## YOUR GOAL
All the data should be repeated exactly. Any image in it is left out.

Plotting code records
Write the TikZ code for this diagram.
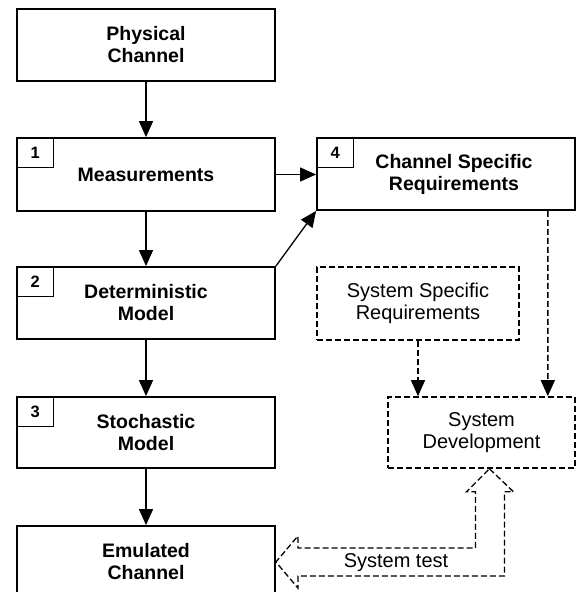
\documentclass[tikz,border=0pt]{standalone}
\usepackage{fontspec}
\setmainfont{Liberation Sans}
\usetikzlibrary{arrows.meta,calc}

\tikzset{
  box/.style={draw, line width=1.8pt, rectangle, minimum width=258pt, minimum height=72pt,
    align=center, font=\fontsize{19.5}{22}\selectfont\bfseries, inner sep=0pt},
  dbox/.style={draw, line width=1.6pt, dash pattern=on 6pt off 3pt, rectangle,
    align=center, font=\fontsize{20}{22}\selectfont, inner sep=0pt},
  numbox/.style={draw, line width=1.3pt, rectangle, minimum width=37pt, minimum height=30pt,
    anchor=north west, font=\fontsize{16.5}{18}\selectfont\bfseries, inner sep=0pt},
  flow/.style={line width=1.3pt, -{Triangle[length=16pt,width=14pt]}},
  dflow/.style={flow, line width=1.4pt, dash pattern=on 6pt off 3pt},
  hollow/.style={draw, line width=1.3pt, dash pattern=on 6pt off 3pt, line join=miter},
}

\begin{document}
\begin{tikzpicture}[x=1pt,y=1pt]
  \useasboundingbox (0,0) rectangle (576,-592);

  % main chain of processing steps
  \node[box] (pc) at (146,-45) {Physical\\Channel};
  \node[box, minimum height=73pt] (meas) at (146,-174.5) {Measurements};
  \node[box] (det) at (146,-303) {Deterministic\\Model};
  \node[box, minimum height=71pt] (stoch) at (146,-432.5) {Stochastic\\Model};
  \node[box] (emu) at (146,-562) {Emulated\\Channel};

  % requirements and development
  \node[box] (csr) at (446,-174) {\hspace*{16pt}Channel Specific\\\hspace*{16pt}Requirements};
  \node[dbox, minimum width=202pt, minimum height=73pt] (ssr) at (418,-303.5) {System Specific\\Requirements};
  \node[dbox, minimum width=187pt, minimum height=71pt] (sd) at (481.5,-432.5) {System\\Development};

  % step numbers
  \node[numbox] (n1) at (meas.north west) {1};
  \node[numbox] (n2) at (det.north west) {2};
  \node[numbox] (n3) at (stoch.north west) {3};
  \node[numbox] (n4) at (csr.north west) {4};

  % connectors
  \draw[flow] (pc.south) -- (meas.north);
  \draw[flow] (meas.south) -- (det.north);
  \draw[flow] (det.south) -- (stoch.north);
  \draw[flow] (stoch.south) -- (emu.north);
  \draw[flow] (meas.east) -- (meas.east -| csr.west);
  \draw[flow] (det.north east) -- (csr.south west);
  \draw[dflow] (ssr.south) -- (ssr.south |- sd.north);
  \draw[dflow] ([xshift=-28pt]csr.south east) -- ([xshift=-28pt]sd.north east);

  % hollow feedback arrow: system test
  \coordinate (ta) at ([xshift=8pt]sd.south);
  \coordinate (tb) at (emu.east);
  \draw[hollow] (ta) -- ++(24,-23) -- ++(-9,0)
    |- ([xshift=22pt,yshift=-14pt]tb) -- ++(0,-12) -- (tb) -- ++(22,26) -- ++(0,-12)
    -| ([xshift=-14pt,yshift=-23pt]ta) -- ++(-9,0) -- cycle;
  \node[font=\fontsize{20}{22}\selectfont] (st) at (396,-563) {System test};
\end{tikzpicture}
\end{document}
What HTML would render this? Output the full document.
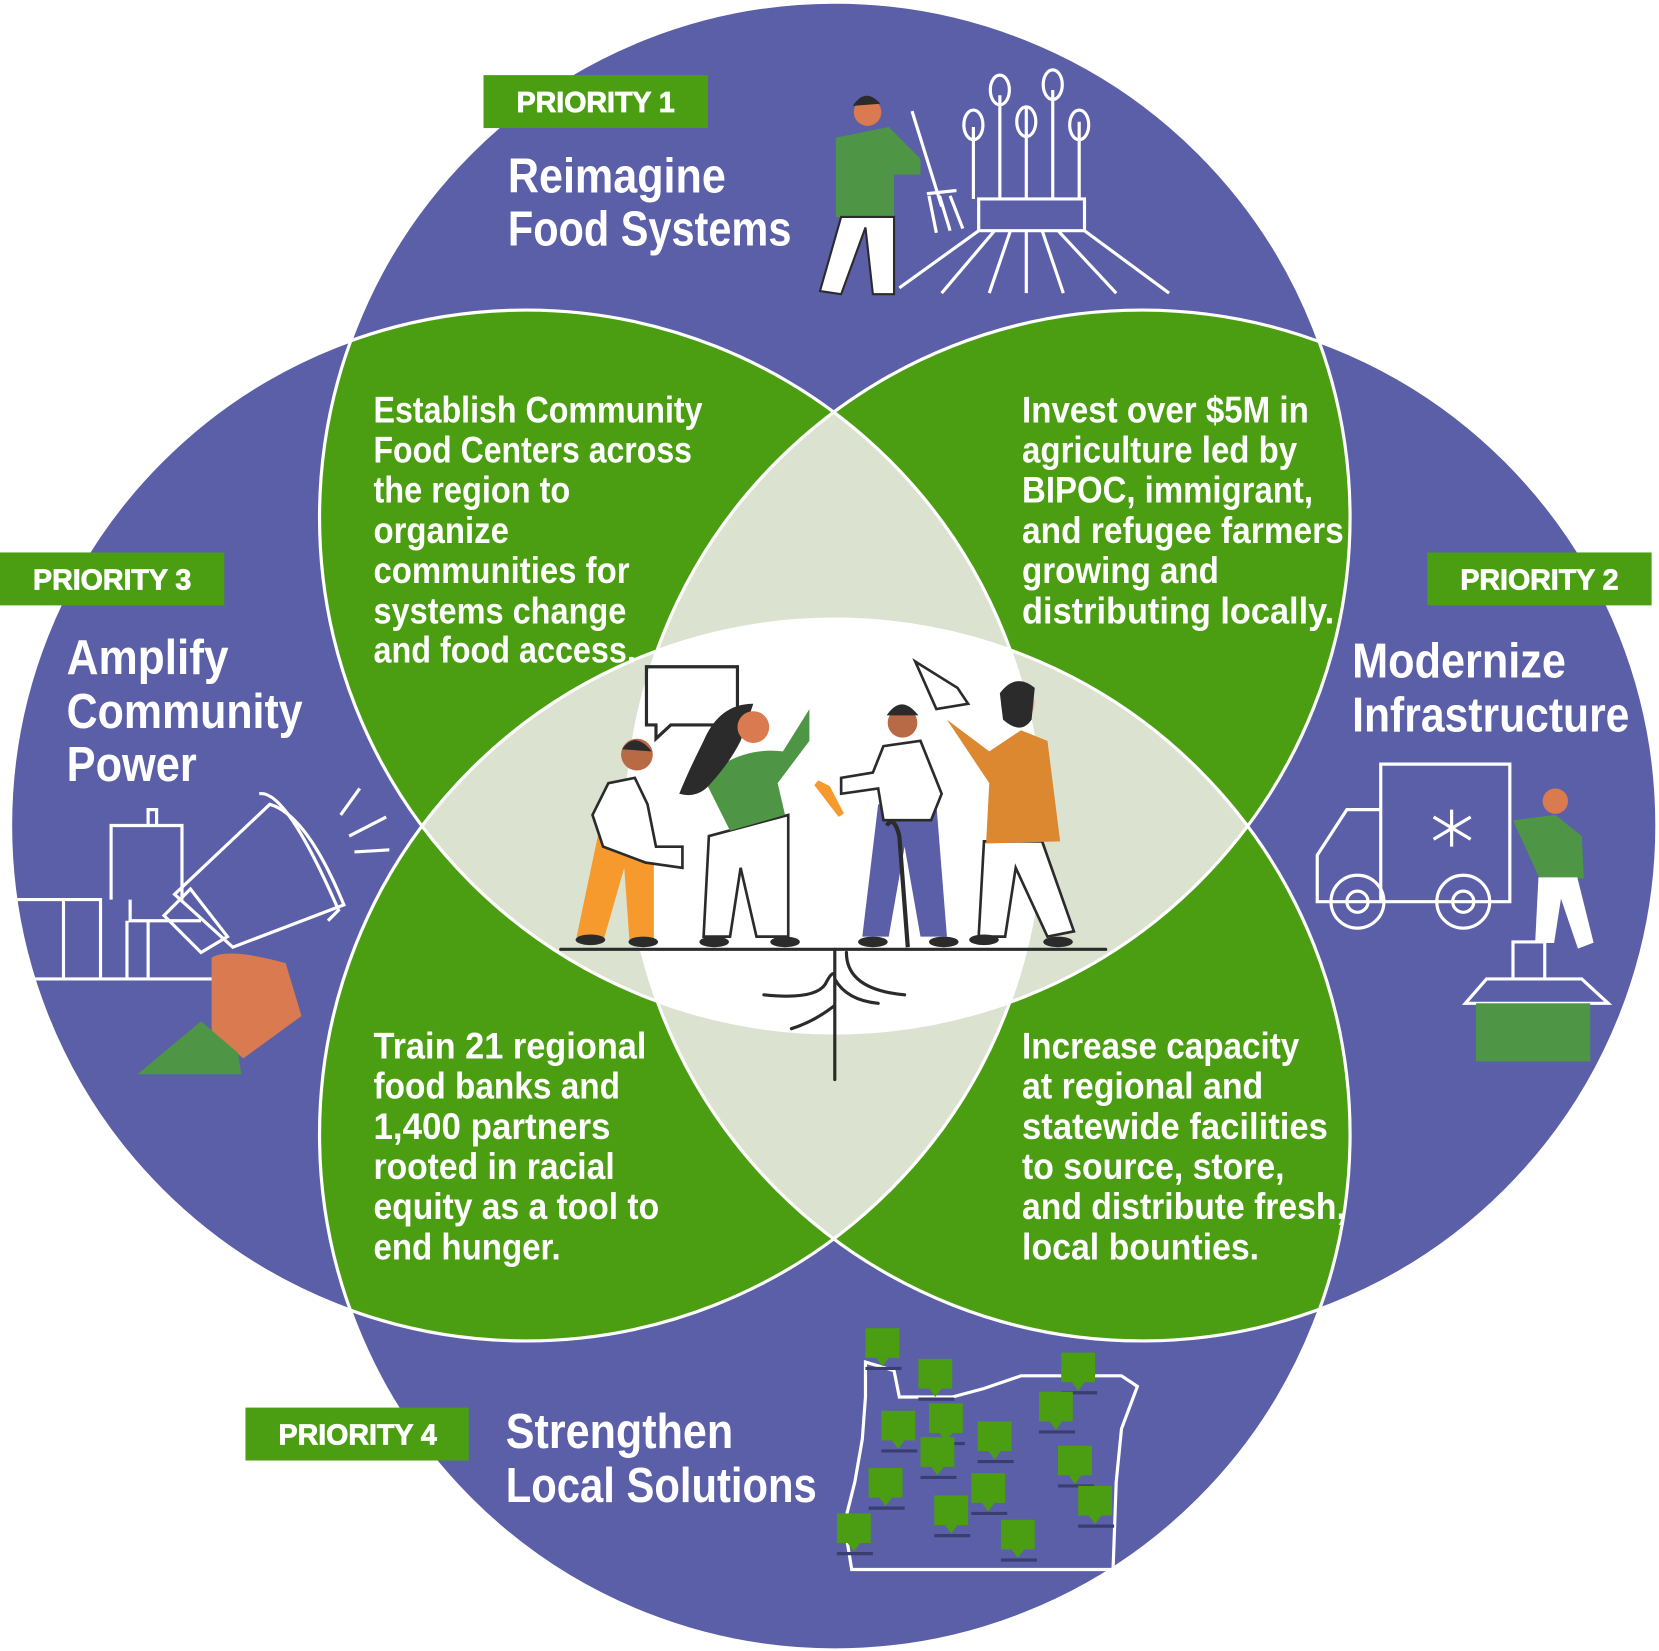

## COMPLETE ANSWER
Write the TikZ code for this diagram.
\documentclass[tikz,border=0pt]{standalone}
\usepackage{fontspec}
\setmainfont{Liberation Sans}
\usetikzlibrary{arrows.meta,calc}

\tikzset{
  box/.style={draw, line width=1.8pt, rectangle, minimum width=258pt, minimum height=72pt,
    align=center, font=\fontsize{19.5}{22}\selectfont\bfseries, inner sep=0pt},
  dbox/.style={draw, line width=1.6pt, dash pattern=on 6pt off 3pt, rectangle,
    align=center, font=\fontsize{20}{22}\selectfont, inner sep=0pt},
  numbox/.style={draw, line width=1.3pt, rectangle, minimum width=37pt, minimum height=30pt,
    anchor=north west, font=\fontsize{16.5}{18}\selectfont\bfseries, inner sep=0pt},
  flow/.style={line width=1.3pt, -{Triangle[length=16pt,width=14pt]}},
  dflow/.style={flow, line width=1.4pt, dash pattern=on 6pt off 3pt},
  hollow/.style={draw, line width=1.3pt, dash pattern=on 6pt off 3pt, line join=miter},
}

\begin{document}
\begin{tikzpicture}[x=1pt,y=1pt]
  \useasboundingbox (0,0) rectangle (576,-592);

  % main chain of processing steps
  \node[box] (pc) at (146,-45) {Physical\\Channel};
  \node[box, minimum height=73pt] (meas) at (146,-174.5) {Measurements};
  \node[box] (det) at (146,-303) {Deterministic\\Model};
  \node[box, minimum height=71pt] (stoch) at (146,-432.5) {Stochastic\\Model};
  \node[box] (emu) at (146,-562) {Emulated\\Channel};

  % requirements and development
  \node[box] (csr) at (446,-174) {\hspace*{16pt}Channel Specific\\\hspace*{16pt}Requirements};
  \node[dbox, minimum width=202pt, minimum height=73pt] (ssr) at (418,-303.5) {System Specific\\Requirements};
  \node[dbox, minimum width=187pt, minimum height=71pt] (sd) at (481.5,-432.5) {System\\Development};

  % step numbers
  \node[numbox] (n1) at (meas.north west) {1};
  \node[numbox] (n2) at (det.north west) {2};
  \node[numbox] (n3) at (stoch.north west) {3};
  \node[numbox] (n4) at (csr.north west) {4};

  % connectors
  \draw[flow] (pc.south) -- (meas.north);
  \draw[flow] (meas.south) -- (det.north);
  \draw[flow] (det.south) -- (stoch.north);
  \draw[flow] (stoch.south) -- (emu.north);
  \draw[flow] (meas.east) -- (meas.east -| csr.west);
  \draw[flow] (det.north east) -- (csr.south west);
  \draw[dflow] (ssr.south) -- (ssr.south |- sd.north);
  \draw[dflow] ([xshift=-28pt]csr.south east) -- ([xshift=-28pt]sd.north east);

  % hollow feedback arrow: system test
  \coordinate (ta) at ([xshift=8pt]sd.south);
  \coordinate (tb) at (emu.east);
  \draw[hollow] (ta) -- ++(24,-23) -- ++(-9,0)
    |- ([xshift=22pt,yshift=-14pt]tb) -- ++(0,-12) -- (tb) -- ++(22,26) -- ++(0,-12)
    -| ([xshift=-14pt,yshift=-23pt]ta) -- ++(-9,0) -- cycle;
  \node[font=\fontsize{20}{22}\selectfont] (st) at (396,-563) {System test};
\end{tikzpicture}
\end{document}
What HTML would render this? Output the full document.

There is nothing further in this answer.